━━━━━ Stored data ━━━━━

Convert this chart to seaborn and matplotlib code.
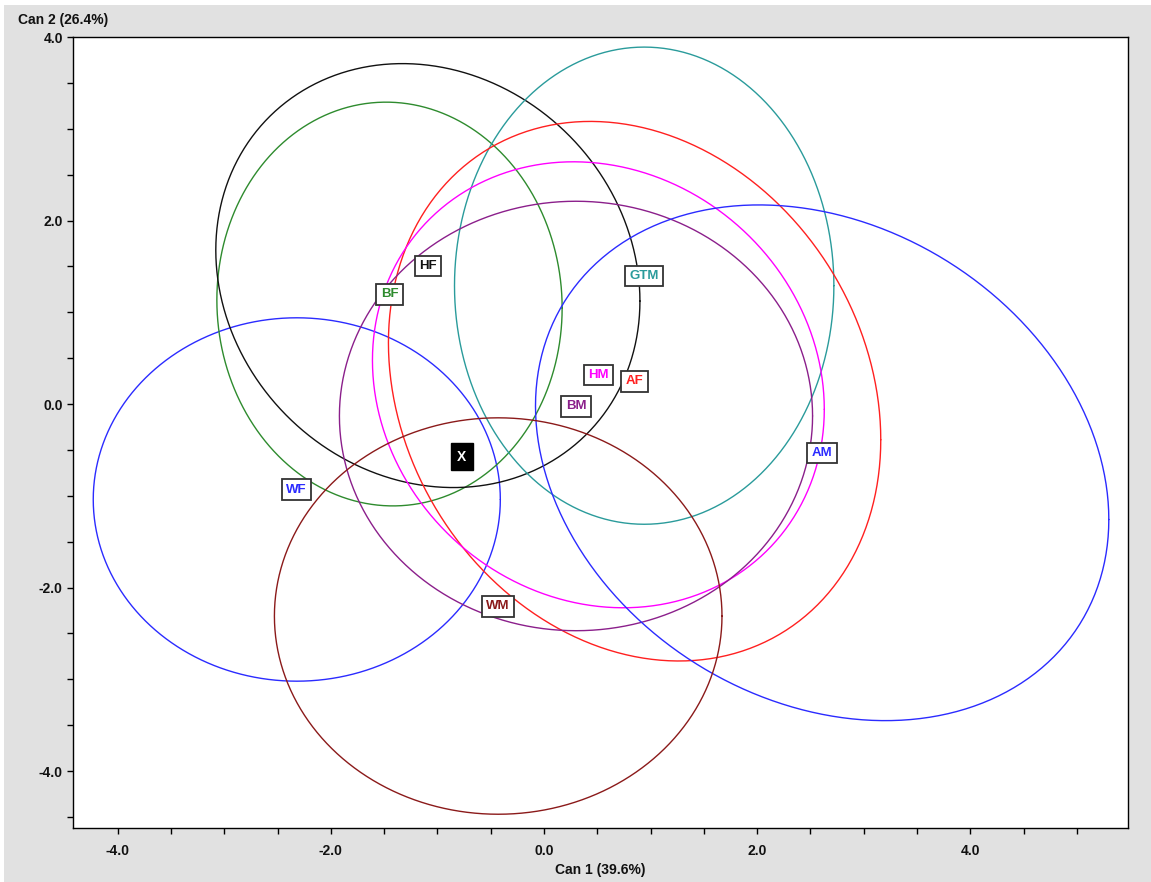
import numpy as np
import pandas as pd
import matplotlib
matplotlib.use("Agg")
import matplotlib.pyplot as plt
from matplotlib.ticker import MultipleLocator, FormatStrFormatter
from matplotlib.patches import Rectangle
import seaborn as sns

# ---- data ----
groups = ["WF", "BF", "HF", "GTM", "AF", "HM", "BM", "AM", "WM"]
mean_x = [-2.32, -1.45, -1.09, 0.94, 0.85, 0.51, 0.30, 2.61, -0.43]
mean_y = [-1.04, 1.09, 1.40, 1.29, 0.14, 0.21, -0.13, -0.64, -2.31]
half_x = [1.91, 1.62, 1.99, 1.78, 2.31, 2.12, 2.22, 2.69, 2.10]
half_y = [1.98, 2.20, 2.31, 2.60, 2.94, 2.43, 2.34, 2.81, 2.16]
corr = [0.0, -0.02, -0.12, 0.0, -0.18, -0.11, 0.0, -0.22, 0.0]
colors = ["#2b2bff", "#2e8b2e", "#111111", "#2a9b9b", "#ff2020",
          "#ff00ff", "#8b1f8b", "#2b2bff", "#8b1a1a"]
unknown_label = "X"
unknown_x, unknown_y = -0.77, -0.68
x_title = "Can 1 (39.6%)"
y_title = "Can 2 (26.4%)"

# ---- style ----
sns.set_style("ticks")
plt.rcParams["font.family"] = ["Liberation Sans", "DejaVu Sans"]
plt.rcParams["axes.unicode_minus"] = False

W, H = 1151, 882
fig = plt.figure(figsize=(W / 100, H / 100), dpi=100, facecolor="white")
fig.patches.append(Rectangle((4 / W, 0), 1, 1 - 5 / H, transform=fig.transFigure,
                             facecolor="#e1e1e1", edgecolor="none", zorder=-10))
ax = fig.add_axes([73 / W, 1 - 828 / H, (1128 - 73) / W, (828 - 37) / H])
ax.set_facecolor("white")

# ellipse outlines built from the group summaries
t = np.linspace(0, 2 * np.pi, 361)
rows = []
for g, mx, my, sx, sy, r in zip(groups, mean_x, mean_y, half_x, half_y, corr):
    cov = np.array([[sx ** 2, r * sx * sy], [r * sx * sy, sy ** 2]])
    L = np.linalg.cholesky(cov)
    pts = L @ np.vstack([np.cos(t), np.sin(t)])
    for i in range(len(t)):
        rows.append((g, i, mx + pts[0, i], my + pts[1, i]))
df = pd.DataFrame(rows, columns=["group", "order", "x", "y"])
palette = dict(zip(groups, colors))
sns.lineplot(data=df, x="x", y="y", hue="group", palette=palette, sort=False,
             estimator=None, units="group", legend=False, linewidth=1.0, ax=ax)

# group labels
for g, mx, my, c in zip(groups, mean_x, mean_y, colors):
    ax.annotate(g, (mx, my), xytext=(0, 7), textcoords="offset points",
                ha="center", va="center", fontsize=9.5, fontweight="bold", color=c,
                bbox=dict(boxstyle="square,pad=0.33", fc="white", ec="#333333", lw=1.3),
                zorder=5)
ax.annotate(unknown_label, (unknown_x, unknown_y), xytext=(0, 7), textcoords="offset points",
            ha="center", va="center", fontsize=10, fontweight="bold", color="white",
            bbox=dict(boxstyle="square,pad=0.45", fc="black", ec="black", lw=1), zorder=6)

ax.set_xlim(-4.42, 5.48)
ax.set_ylim(-4.62, 4.0)
ax.xaxis.set_major_locator(MultipleLocator(2.0))
ax.xaxis.set_minor_locator(MultipleLocator(0.5))
ax.yaxis.set_major_locator(MultipleLocator(2.0))
ax.yaxis.set_minor_locator(MultipleLocator(0.5))
ax.xaxis.set_major_formatter(FormatStrFormatter("%.1f"))
ax.yaxis.set_major_formatter(FormatStrFormatter("%.1f"))
ax.tick_params(which="both", direction="out", length=4.3, width=1, color="black")
ax.tick_params(axis="x", which="major", pad=7, labelsize=10)
ax.tick_params(axis="y", which="major", pad=3, labelsize=10)
for lab in ax.get_xticklabels() + ax.get_yticklabels():
    lab.set_fontweight("bold")
    lab.set_color("#111111")
for sp in ax.spines.values():
    sp.set_visible(True)
    sp.set_color("black")
    sp.set_linewidth(1.0)
ax.set_xlabel("")
ax.set_ylabel("")

fig.text(18 / W, 1 - 20 / H, y_title, ha="left", va="center", fontsize=10,
         fontweight="bold", color="#111111")
fig.text(600 / W, 1 - 870 / H, x_title, ha="center", va="center", fontsize=10,
         fontweight="bold", color="#111111")

fig.savefig("out.png", dpi=100, facecolor=fig.get_facecolor())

━━━━━

> What the task asks
Give back every line exactly as it stands, pictures excluded.

> Task response
Convert this chart to seaborn and matplotlib code.
import numpy as np
import pandas as pd
import matplotlib
matplotlib.use("Agg")
import matplotlib.pyplot as plt
from matplotlib.ticker import MultipleLocator, FormatStrFormatter
from matplotlib.patches import Rectangle
import seaborn as sns

# ---- data ----
groups = ["WF", "BF", "HF", "GTM", "AF", "HM", "BM", "AM", "WM"]
mean_x = [-2.32, -1.45, -1.09, 0.94, 0.85, 0.51, 0.30, 2.61, -0.43]
mean_y = [-1.04, 1.09, 1.40, 1.29, 0.14, 0.21, -0.13, -0.64, -2.31]
half_x = [1.91, 1.62, 1.99, 1.78, 2.31, 2.12, 2.22, 2.69, 2.10]
half_y = [1.98, 2.20, 2.31, 2.60, 2.94, 2.43, 2.34, 2.81, 2.16]
corr = [0.0, -0.02, -0.12, 0.0, -0.18, -0.11, 0.0, -0.22, 0.0]
colors = ["#2b2bff", "#2e8b2e", "#111111", "#2a9b9b", "#ff2020",
          "#ff00ff", "#8b1f8b", "#2b2bff", "#8b1a1a"]
unknown_label = "X"
unknown_x, unknown_y = -0.77, -0.68
x_title = "Can 1 (39.6%)"
y_title = "Can 2 (26.4%)"

# ---- style ----
sns.set_style("ticks")
plt.rcParams["font.family"] = ["Liberation Sans", "DejaVu Sans"]
plt.rcParams["axes.unicode_minus"] = False

W, H = 1151, 882
fig = plt.figure(figsize=(W / 100, H / 100), dpi=100, facecolor="white")
fig.patches.append(Rectangle((4 / W, 0), 1, 1 - 5 / H, transform=fig.transFigure,
                             facecolor="#e1e1e1", edgecolor="none", zorder=-10))
ax = fig.add_axes([73 / W, 1 - 828 / H, (1128 - 73) / W, (828 - 37) / H])
ax.set_facecolor("white")

# ellipse outlines built from the group summaries
t = np.linspace(0, 2 * np.pi, 361)
rows = []
for g, mx, my, sx, sy, r in zip(groups, mean_x, mean_y, half_x, half_y, corr):
    cov = np.array([[sx ** 2, r * sx * sy], [r * sx * sy, sy ** 2]])
    L = np.linalg.cholesky(cov)
    pts = L @ np.vstack([np.cos(t), np.sin(t)])
    for i in range(len(t)):
        rows.append((g, i, mx + pts[0, i], my + pts[1, i]))
df = pd.DataFrame(rows, columns=["group", "order", "x", "y"])
palette = dict(zip(groups, colors))
sns.lineplot(data=df, x="x", y="y", hue="group", palette=palette, sort=False,
             estimator=None, units="group", legend=False, linewidth=1.0, ax=ax)

# group labels
for g, mx, my, c in zip(groups, mean_x, mean_y, colors):
    ax.annotate(g, (mx, my), xytext=(0, 7), textcoords="offset points",
                ha="center", va="center", fontsize=9.5, fontweight="bold", color=c,
                bbox=dict(boxstyle="square,pad=0.33", fc="white", ec="#333333", lw=1.3),
                zorder=5)
ax.annotate(unknown_label, (unknown_x, unknown_y), xytext=(0, 7), textcoords="offset points",
            ha="center", va="center", fontsize=10, fontweight="bold", color="white",
            bbox=dict(boxstyle="square,pad=0.45", fc="black", ec="black", lw=1), zorder=6)

ax.set_xlim(-4.42, 5.48)
ax.set_ylim(-4.62, 4.0)
ax.xaxis.set_major_locator(MultipleLocator(2.0))
ax.xaxis.set_minor_locator(MultipleLocator(0.5))
ax.yaxis.set_major_locator(MultipleLocator(2.0))
ax.yaxis.set_minor_locator(MultipleLocator(0.5))
ax.xaxis.set_major_formatter(FormatStrFormatter("%.1f"))
ax.yaxis.set_major_formatter(FormatStrFormatter("%.1f"))
ax.tick_params(which="both", direction="out", length=4.3, width=1, color="black")
ax.tick_params(axis="x", which="major", pad=7, labelsize=10)
ax.tick_params(axis="y", which="major", pad=3, labelsize=10)
for lab in ax.get_xticklabels() + ax.get_yticklabels():
    lab.set_fontweight("bold")
    lab.set_color("#111111")
for sp in ax.spines.values():
    sp.set_visible(True)
    sp.set_color("black")
    sp.set_linewidth(1.0)
ax.set_xlabel("")
ax.set_ylabel("")

fig.text(18 / W, 1 - 20 / H, y_title, ha="left", va="center", fontsize=10,
         fontweight="bold", color="#111111")
fig.text(600 / W, 1 - 870 / H, x_title, ha="center", va="center", fontsize=10,
         fontweight="bold", color="#111111")

fig.savefig("out.png", dpi=100, facecolor=fig.get_facecolor())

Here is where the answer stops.